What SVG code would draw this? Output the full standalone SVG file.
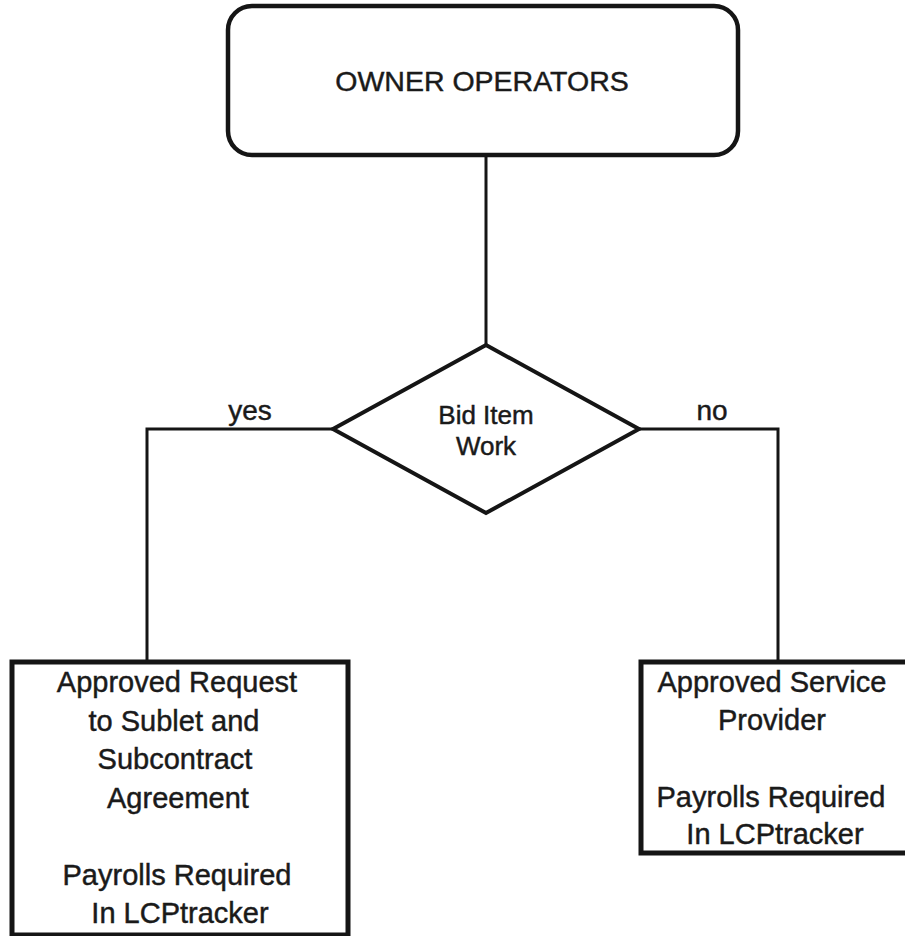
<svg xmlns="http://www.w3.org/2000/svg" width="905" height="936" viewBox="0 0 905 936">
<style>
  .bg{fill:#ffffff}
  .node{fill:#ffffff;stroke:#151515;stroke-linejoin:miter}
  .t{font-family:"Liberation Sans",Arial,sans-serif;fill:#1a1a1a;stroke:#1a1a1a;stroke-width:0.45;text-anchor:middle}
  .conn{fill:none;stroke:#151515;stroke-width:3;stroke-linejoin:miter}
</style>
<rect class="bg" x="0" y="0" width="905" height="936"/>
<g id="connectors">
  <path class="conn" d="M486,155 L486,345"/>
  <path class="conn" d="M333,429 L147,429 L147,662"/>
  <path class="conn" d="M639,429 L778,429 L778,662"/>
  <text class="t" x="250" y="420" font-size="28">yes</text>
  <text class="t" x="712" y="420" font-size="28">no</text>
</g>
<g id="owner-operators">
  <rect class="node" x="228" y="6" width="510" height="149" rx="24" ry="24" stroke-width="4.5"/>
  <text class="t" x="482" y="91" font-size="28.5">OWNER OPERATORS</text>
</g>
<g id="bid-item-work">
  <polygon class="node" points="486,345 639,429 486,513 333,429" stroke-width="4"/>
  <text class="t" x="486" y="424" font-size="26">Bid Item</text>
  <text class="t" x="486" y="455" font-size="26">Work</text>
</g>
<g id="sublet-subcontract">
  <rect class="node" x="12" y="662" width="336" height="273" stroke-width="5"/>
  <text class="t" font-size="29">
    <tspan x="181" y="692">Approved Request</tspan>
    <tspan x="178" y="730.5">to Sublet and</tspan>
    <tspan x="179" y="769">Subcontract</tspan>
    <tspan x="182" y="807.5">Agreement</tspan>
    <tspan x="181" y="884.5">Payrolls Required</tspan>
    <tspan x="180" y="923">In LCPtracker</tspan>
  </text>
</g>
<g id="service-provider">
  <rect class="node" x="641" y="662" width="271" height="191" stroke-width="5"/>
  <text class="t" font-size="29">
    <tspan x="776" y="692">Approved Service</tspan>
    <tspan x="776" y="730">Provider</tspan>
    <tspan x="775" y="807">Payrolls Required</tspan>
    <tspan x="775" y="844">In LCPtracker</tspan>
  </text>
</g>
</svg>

● ● ● ● ●

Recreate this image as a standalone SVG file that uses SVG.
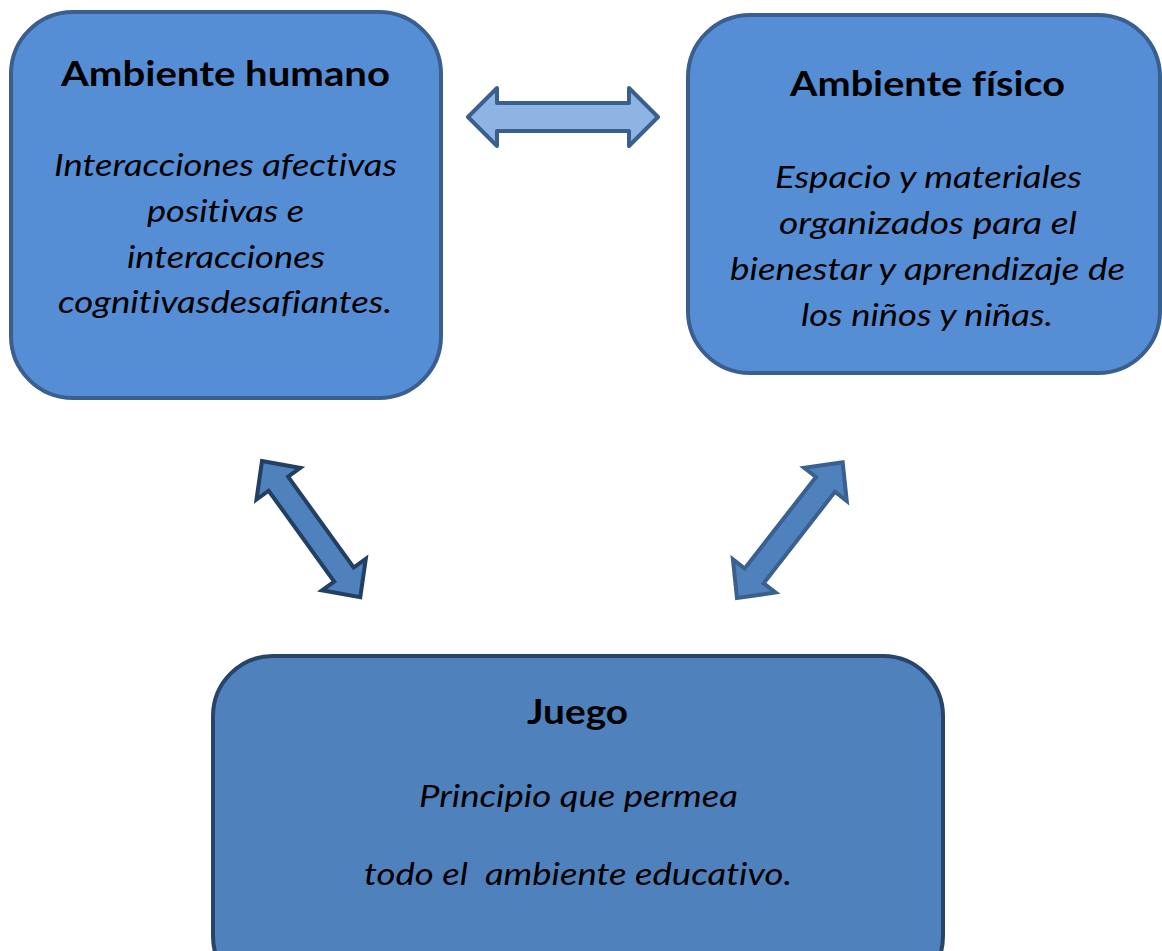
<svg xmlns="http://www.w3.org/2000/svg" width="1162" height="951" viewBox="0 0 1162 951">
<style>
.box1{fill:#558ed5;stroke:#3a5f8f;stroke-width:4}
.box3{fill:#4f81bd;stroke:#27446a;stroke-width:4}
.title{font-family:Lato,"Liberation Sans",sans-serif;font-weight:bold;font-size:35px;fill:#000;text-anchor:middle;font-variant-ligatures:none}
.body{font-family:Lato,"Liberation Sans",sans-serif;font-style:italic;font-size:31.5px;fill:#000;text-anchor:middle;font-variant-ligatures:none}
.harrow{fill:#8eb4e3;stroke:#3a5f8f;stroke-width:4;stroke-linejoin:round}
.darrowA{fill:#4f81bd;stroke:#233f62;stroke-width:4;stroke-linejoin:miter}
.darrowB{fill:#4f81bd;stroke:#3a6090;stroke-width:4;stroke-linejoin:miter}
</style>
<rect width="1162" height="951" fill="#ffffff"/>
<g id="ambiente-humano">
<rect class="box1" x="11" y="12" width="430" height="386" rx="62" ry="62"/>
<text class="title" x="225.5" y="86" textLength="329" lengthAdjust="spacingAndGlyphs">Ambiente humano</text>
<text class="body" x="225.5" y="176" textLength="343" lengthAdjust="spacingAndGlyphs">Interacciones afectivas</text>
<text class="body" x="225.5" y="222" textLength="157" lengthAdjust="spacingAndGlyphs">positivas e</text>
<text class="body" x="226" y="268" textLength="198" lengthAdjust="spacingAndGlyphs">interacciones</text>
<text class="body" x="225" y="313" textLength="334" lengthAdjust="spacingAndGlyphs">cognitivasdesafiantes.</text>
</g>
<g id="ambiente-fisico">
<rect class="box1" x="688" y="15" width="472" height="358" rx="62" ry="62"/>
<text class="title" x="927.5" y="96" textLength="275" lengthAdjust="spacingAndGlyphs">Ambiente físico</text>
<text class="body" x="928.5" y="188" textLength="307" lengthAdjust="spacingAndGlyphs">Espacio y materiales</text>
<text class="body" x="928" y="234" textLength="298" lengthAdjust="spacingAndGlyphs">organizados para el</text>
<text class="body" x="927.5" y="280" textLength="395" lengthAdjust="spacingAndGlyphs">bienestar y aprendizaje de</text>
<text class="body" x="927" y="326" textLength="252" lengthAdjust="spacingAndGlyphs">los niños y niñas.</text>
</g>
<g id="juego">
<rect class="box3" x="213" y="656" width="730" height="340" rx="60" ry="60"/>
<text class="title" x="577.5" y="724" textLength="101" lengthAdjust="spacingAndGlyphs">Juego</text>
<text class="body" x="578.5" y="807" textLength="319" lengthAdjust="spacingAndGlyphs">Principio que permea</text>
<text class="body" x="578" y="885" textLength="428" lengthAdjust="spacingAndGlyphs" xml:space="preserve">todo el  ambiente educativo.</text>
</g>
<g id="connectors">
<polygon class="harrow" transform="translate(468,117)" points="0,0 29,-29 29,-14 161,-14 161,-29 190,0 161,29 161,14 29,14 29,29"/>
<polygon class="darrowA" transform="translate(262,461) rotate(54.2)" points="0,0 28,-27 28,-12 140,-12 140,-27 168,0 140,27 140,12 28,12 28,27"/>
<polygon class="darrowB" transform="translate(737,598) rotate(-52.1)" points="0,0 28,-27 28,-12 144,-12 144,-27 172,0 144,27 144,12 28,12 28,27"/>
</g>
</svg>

● ● ● ● ●

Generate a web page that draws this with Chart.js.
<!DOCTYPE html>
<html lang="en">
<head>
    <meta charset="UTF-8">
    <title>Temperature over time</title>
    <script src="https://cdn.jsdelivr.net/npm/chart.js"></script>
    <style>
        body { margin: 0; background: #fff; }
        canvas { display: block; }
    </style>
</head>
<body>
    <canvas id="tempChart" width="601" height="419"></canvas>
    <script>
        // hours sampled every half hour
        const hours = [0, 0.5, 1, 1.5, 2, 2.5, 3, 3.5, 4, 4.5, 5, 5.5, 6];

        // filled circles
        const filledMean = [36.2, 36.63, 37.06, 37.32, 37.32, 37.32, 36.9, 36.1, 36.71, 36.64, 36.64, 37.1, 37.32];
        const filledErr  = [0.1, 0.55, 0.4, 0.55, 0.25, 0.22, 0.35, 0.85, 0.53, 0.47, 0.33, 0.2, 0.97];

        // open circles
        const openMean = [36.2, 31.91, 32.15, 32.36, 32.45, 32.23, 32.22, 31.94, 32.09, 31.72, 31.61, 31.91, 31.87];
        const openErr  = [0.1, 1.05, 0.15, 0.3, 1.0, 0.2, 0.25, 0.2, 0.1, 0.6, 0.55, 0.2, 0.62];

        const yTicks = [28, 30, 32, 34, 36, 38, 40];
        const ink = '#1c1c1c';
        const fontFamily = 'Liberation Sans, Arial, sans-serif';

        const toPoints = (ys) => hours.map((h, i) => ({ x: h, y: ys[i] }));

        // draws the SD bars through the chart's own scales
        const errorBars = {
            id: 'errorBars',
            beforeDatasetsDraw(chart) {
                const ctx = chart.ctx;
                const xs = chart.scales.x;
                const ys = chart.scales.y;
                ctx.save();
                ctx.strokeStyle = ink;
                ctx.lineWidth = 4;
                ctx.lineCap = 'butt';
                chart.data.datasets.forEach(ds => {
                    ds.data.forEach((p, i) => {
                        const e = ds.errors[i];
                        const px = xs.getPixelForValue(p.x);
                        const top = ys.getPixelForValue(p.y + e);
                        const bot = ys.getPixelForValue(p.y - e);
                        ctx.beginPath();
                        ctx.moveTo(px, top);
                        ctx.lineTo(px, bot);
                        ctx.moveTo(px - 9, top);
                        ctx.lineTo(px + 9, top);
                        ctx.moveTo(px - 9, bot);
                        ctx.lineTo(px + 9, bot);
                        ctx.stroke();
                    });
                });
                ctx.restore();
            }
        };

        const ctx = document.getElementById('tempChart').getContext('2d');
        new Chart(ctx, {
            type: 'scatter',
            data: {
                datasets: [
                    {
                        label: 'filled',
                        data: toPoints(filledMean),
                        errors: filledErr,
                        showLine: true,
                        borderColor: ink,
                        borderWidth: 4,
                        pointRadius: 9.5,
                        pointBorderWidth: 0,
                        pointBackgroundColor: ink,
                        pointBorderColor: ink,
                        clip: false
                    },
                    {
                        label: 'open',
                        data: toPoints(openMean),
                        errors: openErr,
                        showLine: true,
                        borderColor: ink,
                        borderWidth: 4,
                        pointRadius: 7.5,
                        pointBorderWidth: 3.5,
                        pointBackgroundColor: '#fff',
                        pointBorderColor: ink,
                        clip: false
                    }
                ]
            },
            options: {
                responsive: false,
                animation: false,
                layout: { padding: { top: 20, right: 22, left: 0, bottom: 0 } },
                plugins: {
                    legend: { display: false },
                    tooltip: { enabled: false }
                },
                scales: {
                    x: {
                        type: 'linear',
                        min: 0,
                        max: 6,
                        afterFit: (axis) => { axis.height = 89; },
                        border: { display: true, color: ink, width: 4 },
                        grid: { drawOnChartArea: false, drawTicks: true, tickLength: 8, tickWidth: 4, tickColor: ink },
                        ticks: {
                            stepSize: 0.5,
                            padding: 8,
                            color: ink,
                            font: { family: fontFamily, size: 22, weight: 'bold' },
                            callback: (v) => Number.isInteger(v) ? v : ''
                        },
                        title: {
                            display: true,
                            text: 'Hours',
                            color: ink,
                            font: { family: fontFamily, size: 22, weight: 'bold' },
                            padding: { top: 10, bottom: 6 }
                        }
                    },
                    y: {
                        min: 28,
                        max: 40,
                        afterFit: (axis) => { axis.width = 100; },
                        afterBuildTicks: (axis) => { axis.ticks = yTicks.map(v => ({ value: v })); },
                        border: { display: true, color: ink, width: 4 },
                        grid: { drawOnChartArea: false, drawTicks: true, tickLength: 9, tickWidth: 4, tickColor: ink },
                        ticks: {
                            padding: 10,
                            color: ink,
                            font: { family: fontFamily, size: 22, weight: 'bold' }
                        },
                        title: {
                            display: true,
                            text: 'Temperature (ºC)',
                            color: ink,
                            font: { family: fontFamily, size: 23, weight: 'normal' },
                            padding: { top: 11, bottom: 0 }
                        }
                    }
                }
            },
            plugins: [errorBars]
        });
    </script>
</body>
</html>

● ● ● ● ●

[Aim] Report every line containing the word "that" from the listing above.

[Result]
Recreate this image as a standalone SVG file that uses SVG.
Generate a web page that draws this with Chart.js.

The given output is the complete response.